DETROIT (AP) — A surveillance program that’s raised concerns about privacy and efficiency will come to Detroit’s public housing program this year.

Project Green Light’s cameras feed into the city’s Real Time Crime Center, The Detroit Free Press reported. The Detroit Housing Commission and police are working on an agreement to bring 26 cameras to Sheridan Place I and II, two high-rise towers that have an “elderly and near-elderly community.”

“The area has a high volume of both foot and car traffic daily, so any negative activity could impact more individuals,” said Helen Kippen, interim executive director of the commission. “As an elderly community, there should be a concern associated with the surrounding area, which is susceptible to unwanted activities.”

The commission predicts that transitioning to Project Green Light will cost $66,000, which will be covered by federal funds.

Those against the project are concerned about a lack of privacy and a lack of evidence that the cameras actually stop crime.

Michigan State University was recently granted funding to study crime rates of Green Light Project locations and non-project locations. Edmund McGarrell, the director of the Michigan Justice Statistics Center who is spearheading the study, said that while preliminary results of the Green Light Project are promising, researchers need more time to study its impact on crime.

Kevin Sheppard, who lives at one of the complexes that will be seeing the cameras, said the cameras should instead be added at a location that sees drugs instead of the senior citizen community.

“We’re senior citizens, we’re just trying to live a peaceful life,” the 61-year-old said. “So I don’t believe a Green Light should be here invading on my privacy.”

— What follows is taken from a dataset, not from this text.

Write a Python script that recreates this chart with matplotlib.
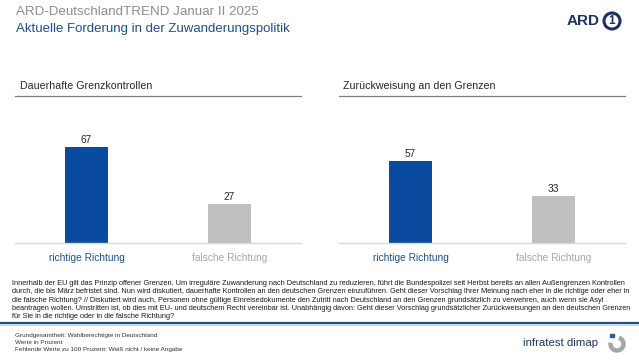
import matplotlib
matplotlib.use("Agg")
import matplotlib.pyplot as plt
from matplotlib.patches import Ellipse, Arc, Rectangle
from matplotlib.lines import Line2D

plt.rcParams['font.family'] = ['Liberation Sans', 'DejaVu Sans']

# ---- data ----
header = "ARD-DeutschlandTREND Januar II 2025"
subtitle = "Aktuelle Forderung in der Zuwanderungspolitik"
panel_titles = ["Dauerhafte Grenzkontrollen", "Zurückweisung an den Grenzen"]
categories = ["richtige Richtung", "falsche Richtung"]
values_grenzkontrollen = [67, 27]
values_zurueckweisung = [57, 33]
footnote_lines = [
    "Innerhalb der EU gilt das Prinzip offener Grenzen. Um irreguläre Zuwanderung nach Deutschland zu reduzieren, führt die Bundespolizei seit Herbst bereits an allen Außengrenzen Kontrollen",
    "durch, die bis März befristet sind. Nun wird diskutiert, dauerhafte Kontrollen an den deutschen Grenzen einzuführen. Geht dieser Vorschlag Ihrer Meinung nach eher in die richtige oder eher in",
    "die falsche Richtung? // Diskutiert wird auch, Personen ohne gültige Einreisedokumente den Zutritt nach Deutschland an den Grenzen grundsätzlich zu verwehren, auch wenn sie Asyl",
    "beantragen wollen. Umstritten ist, ob dies mit EU- und deutschem Recht vereinbar ist. Unabhängig davon: Geht dieser Vorschlag grundsätzlicher Zurückweisungen an den deutschen Grenzen",
    "für Sie in die richtige oder in die falsche Richtung?",
]
source_lines = [
    "Grundgesamtheit: Wahlberechtigte in Deutschland",
    "Werte in Prozent",
    "Fehlende Werte zu 100 Prozent: Weiß nicht / keine Angabe",
]

W, H = 639, 361
BLUE = "#0a4b9f"
GREY = "#bfbfbf"
NAVY = "#1c3260"

fig = plt.figure(figsize=(W / 100, H / 100), dpi=100)
fig.patch.set_facecolor("white")

def fx(x):
    return x / W

def fy(y):
    return 1 - y / H

# header
fig.text(fx(16), fy(12), header, fontsize=9.6, color="#8c8c8c", va="center", ha="left")
fig.text(fx(16), fy(29), subtitle, fontsize=9.5, color="#1f4e8c", va="center", ha="left")

# ARD logo
fig.text(fx(600), fy(21), "ARD", fontsize=11, fontweight="bold", color=NAVY, va="center", ha="right")
fig.add_artist(Ellipse((fx(612), fy(21)), 16 / W, 16 / H, transform=fig.transFigure,
                       fill=False, lw=2.2, edgecolor=NAVY))
fig.text(fx(612), fy(21), "1", fontsize=8.5, fontweight="bold", color=NAVY, va="center", ha="center")

panels = [(15, 301, values_grenzkontrollen, panel_titles[0], 20),
          (339, 625, values_zurueckweisung, panel_titles[1], 343)]
base_y = 243
top_y = base_y - 143.3
for (x0, x1, vals, title, tx) in panels:
    ax = fig.add_axes([fx(x0), fy(base_y), (x1 - x0) / W, (base_y - top_y) / H])
    ax.set_xlim(-0.5, 1.5)
    ax.set_ylim(0, 100)
    ax.bar([0, 1], vals, width=0.30, color=[BLUE, GREY], zorder=2)
    for i, v in enumerate(vals):
        ax.annotate(str(v), (i, v), xytext=(0, 7), textcoords="offset pixels",
                    ha="center", va="center", fontsize=7.3, color="#262626")
    for s in ["top", "right", "left"]:
        ax.spines[s].set_visible(False)
    ax.spines["bottom"].set_color("#d9d9d9")
    ax.spines["bottom"].set_linewidth(1.0)
    ax.set_yticks([])
    ax.set_xticks([0, 1])
    ax.set_xticklabels(categories, fontsize=7.3)
    ax.tick_params(axis="x", length=0, pad=7)
    for lbl, c in zip(ax.get_xticklabels(), ["#1f4e8c", "#a6a6a6"]):
        lbl.set_color(c)
    ax.patch.set_alpha(0)
    # panel title and rule
    fig.text(fx(tx), fy(86), title, fontsize=7.7, color="#262626", va="center", ha="left")
    fig.add_artist(Line2D([fx(x0), fx(x1)], [fy(96), fy(96)], color="#7f7f7f", lw=0.9))

# footnote
for i, line in enumerate(footnote_lines):
    fig.text(fx(12), fy(283.3 + i * 8.35), line, fontsize=5.3, color="#1a1a1a", va="center", ha="left")

# separator
fig.add_artist(Line2D([0, 1], [fy(323), fy(323)], color="#1f4e8c", lw=1.6))
fig.add_artist(Line2D([0, 1], [fy(325), fy(325)], color="#c9d3e3", lw=1.2))

for i, line in enumerate(source_lines):
    fig.text(fx(15), fy(335.7 + i * 6.7), line, fontsize=4.6, color="#333333", va="center", ha="left")

# infratest dimap logo
fig.text(fx(598), fy(343), "infratest dimap", fontsize=8.2, color=NAVY, va="center", ha="right")
fig.add_artist(Arc((fx(617), fy(344)), 13 / W, 13 / H, theta1=-200, theta2=80,
                   transform=fig.transFigure, lw=3.2, color="#a6a6a6"))
fig.add_artist(Rectangle((fx(610), fy(337)), 3.5 / W, 3.5 / H, transform=fig.transFigure,
                         color="#2e5aa8"))

fig.savefig("out.png", dpi=100)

Sheppard said he’s also worried that family members will be less likely to visit him because the cameras stream directly to police.

“I think people would be uncomfortable,” he said. My family would be uncomfortable being spied on.”

Cheryl McNeece, 60, said she doesn’t do anything illegal so she doesn’t mind the cameras. She said she hopes the cameras will address the concern of strangers getting into the building.